### [Your instructions]
Copy each line containing the word "chart" from the records that follow, please.

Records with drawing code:
----------

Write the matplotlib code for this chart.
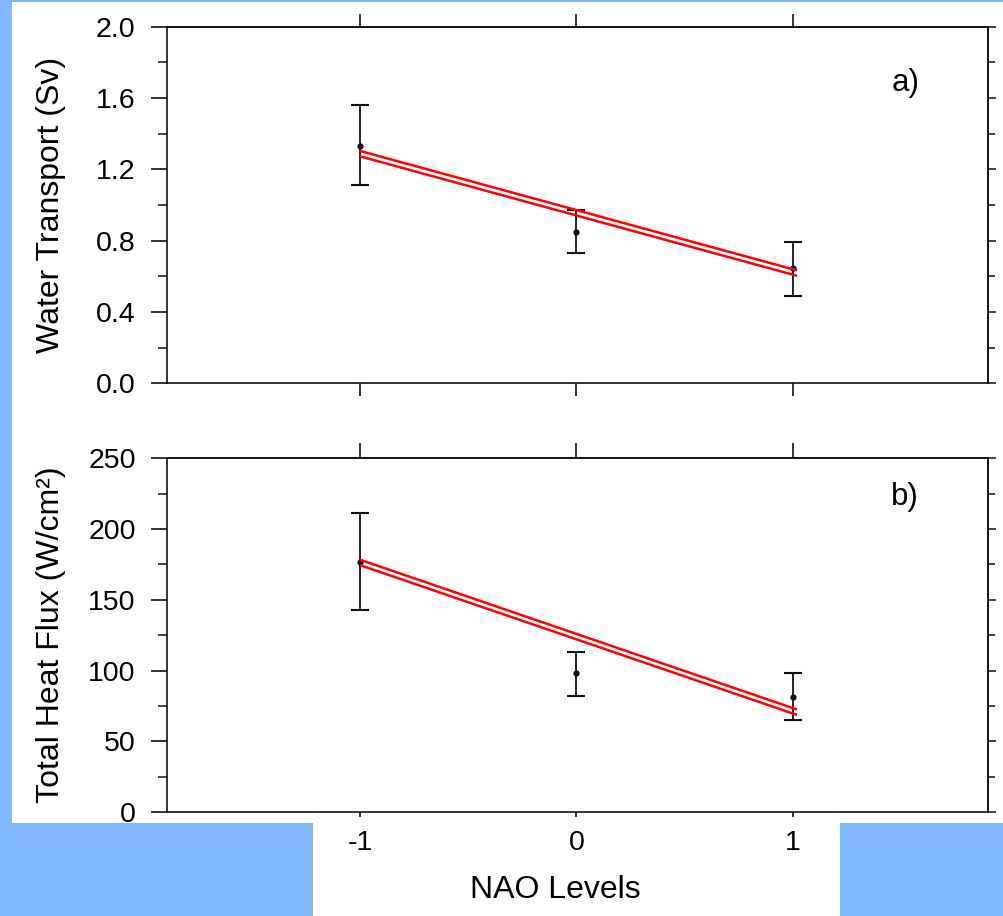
import matplotlib
matplotlib.use("Agg")
import matplotlib.pyplot as plt
from matplotlib.patches import Rectangle
from matplotlib.ticker import MultipleLocator, FixedLocator, FormatStrFormatter
import matplotlib.transforms as mtransforms

plt.rcParams['font.family'] = ['Liberation Sans', 'DejaVu Sans']

# ---- data ----
nao = [-1, 0, 1]
nao_labels = ["-1", "0", "1"]

transport_mean = [1.33, 0.85, 0.645]
transport_low = [1.11, 0.73, 0.49]
transport_high = [1.56, 0.97, 0.79]
transport_fit_x = [-1, 1.02]
transport_fit_y = [1.288, 0.618]

heat_mean = [177, 98, 81]
heat_low = [143, 82, 65]
heat_high = [211, 113, 98]
heat_fit_x = [-1, 1.02]
heat_fit_y = [176.4, 70.5]

W, H = 1004, 916
fig = plt.figure(figsize=(W / 100, H / 100), dpi=100)
BLUE = '#7fb8fd'
fig.patch.set_facecolor(BLUE)

# white scanned sheet
fig.add_artist(Rectangle((12 / W, 1 - 822.5 / H), (W - 12) / W, (822.5 - 2) / H,
                         transform=fig.transFigure, facecolor='white', edgecolor='none', zorder=0))
fig.add_artist(Rectangle((313.5 / W, 0), (840 - 313.5) / W, 1 - 822 / H + 0.001,
                         transform=fig.transFigure, facecolor='white', edgecolor='none', zorder=0))

left = 167 / W
right = 988.3 / W
ax1 = fig.add_axes([left, 1 - 383.3 / H, right - left, (383.3 - 26.7) / H])
ax2 = fig.add_axes([left, 1 - 812 / H, right - left, (812 - 458.3) / H])

TICK_FS = 20.5
LABEL_FS = 23
INK = '#111111'


def style(ax, ylim, major, minor, ylabel, top_len, bot_len, show_xlabels):
    ax.set_facecolor('none')
    ax.set_xlim(-1.892, 1.904)
    ax.set_ylim(*ylim)
    for s in ax.spines.values():
        s.set_linewidth(1.2)
        s.set_color(INK)
    ax.yaxis.set_major_locator(MultipleLocator(major))
    ax.yaxis.set_minor_locator(MultipleLocator(minor))
    ax.tick_params(axis='y', which='major', direction='out', length=11.5, width=1.2,
                   labelsize=TICK_FS, pad=11, color=INK, right=False)
    ax.tick_params(axis='y', which='minor', direction='out', length=6.5, width=1.1,
                   color=INK, right=False)
    ax.set_xticks(nao)
    ax.xaxis.set_minor_locator(FixedLocator([]))
    ax.tick_params(axis='x', which='major', direction='out', length=bot_len, width=1.2,
                   labelsize=TICK_FS, pad=9, color=INK, top=False,
                   labelbottom=show_xlabels)
    if show_xlabels:
        ax.set_xticklabels(nao_labels)
    ax.set_ylabel(ylabel, fontsize=LABEL_FS)
    ax.yaxis.set_label_coords(-0.123, 0.5)
    # top ticks
    sx = ax.secondary_xaxis('top')
    sx.set_xticks(nao)
    sx.tick_params(axis='x', direction='out', length=top_len, width=1.2,
                   labeltop=False, color=INK)
    sx.spines['top'].set_linewidth(1.2)
    sx.spines['top'].set_color(INK)
    # right ticks
    sy = ax.secondary_yaxis('right')
    sy.yaxis.set_major_locator(MultipleLocator(major))
    sy.yaxis.set_minor_locator(MultipleLocator(minor))
    sy.tick_params(axis='y', which='major', direction='out', length=5.8, width=1.1,
                   labelright=False, color=INK)
    sy.tick_params(axis='y', which='minor', direction='out', length=5.0, width=1.1,
                   color=INK)
    sy.spines['right'].set_linewidth(1.2)
    sy.spines['right'].set_color(INK)


def draw(ax, mean, low, high, fx, fy):
    yerr = [[m - l for m, l in zip(mean, low)], [h - m for m, h in zip(mean, high)]]
    ax.errorbar(nao, mean, yerr=yerr, fmt='o', color=INK, ms=3.5,
                elinewidth=1.3, capsize=6.5, capthick=1.5, zorder=2)
    for dy in (1.95, -1.95):
        tr = ax.transData + mtransforms.ScaledTranslation(0, dy / 72, fig.dpi_scale_trans)
        ax.plot(fx, fy, color='#ff0000', lw=1.8, solid_capstyle='butt',
                transform=tr, zorder=3)


style(ax1, (0, 2.0), 0.4, 0.2, 'Water Transport (Sv)', 9.4, 9.4, False)
ax1.yaxis.set_major_formatter(FormatStrFormatter('%.1f'))
draw(ax1, transport_mean, transport_low, transport_high, transport_fit_x, transport_fit_y)
ax1.text(1.52, 1.685, 'a)', fontsize=22.5, ha='center', va='center')

style(ax2, (0, 250), 50, 25, 'Total Heat Flux (W/cm²)', 11, 3.6, True)
draw(ax2, heat_mean, heat_low, heat_high, heat_fit_x, heat_fit_y)
ax2.text(1.52, 222.8, 'b)', fontsize=22.5, ha='center', va='center')
ax2.set_xlabel('NAO Levels', fontsize=LABEL_FS)
ax2.xaxis.set_label_coords(0.4724, -0.177)

fig.savefig('out.png', dpi=100, facecolor=fig.get_facecolor())
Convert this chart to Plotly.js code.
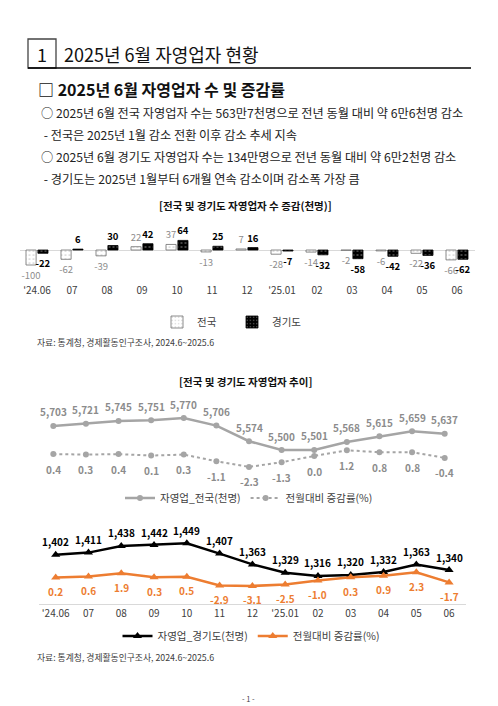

----------

### [Solution to this exercise]
Write the matplotlib code for this chart.
Convert this chart to Plotly.js code.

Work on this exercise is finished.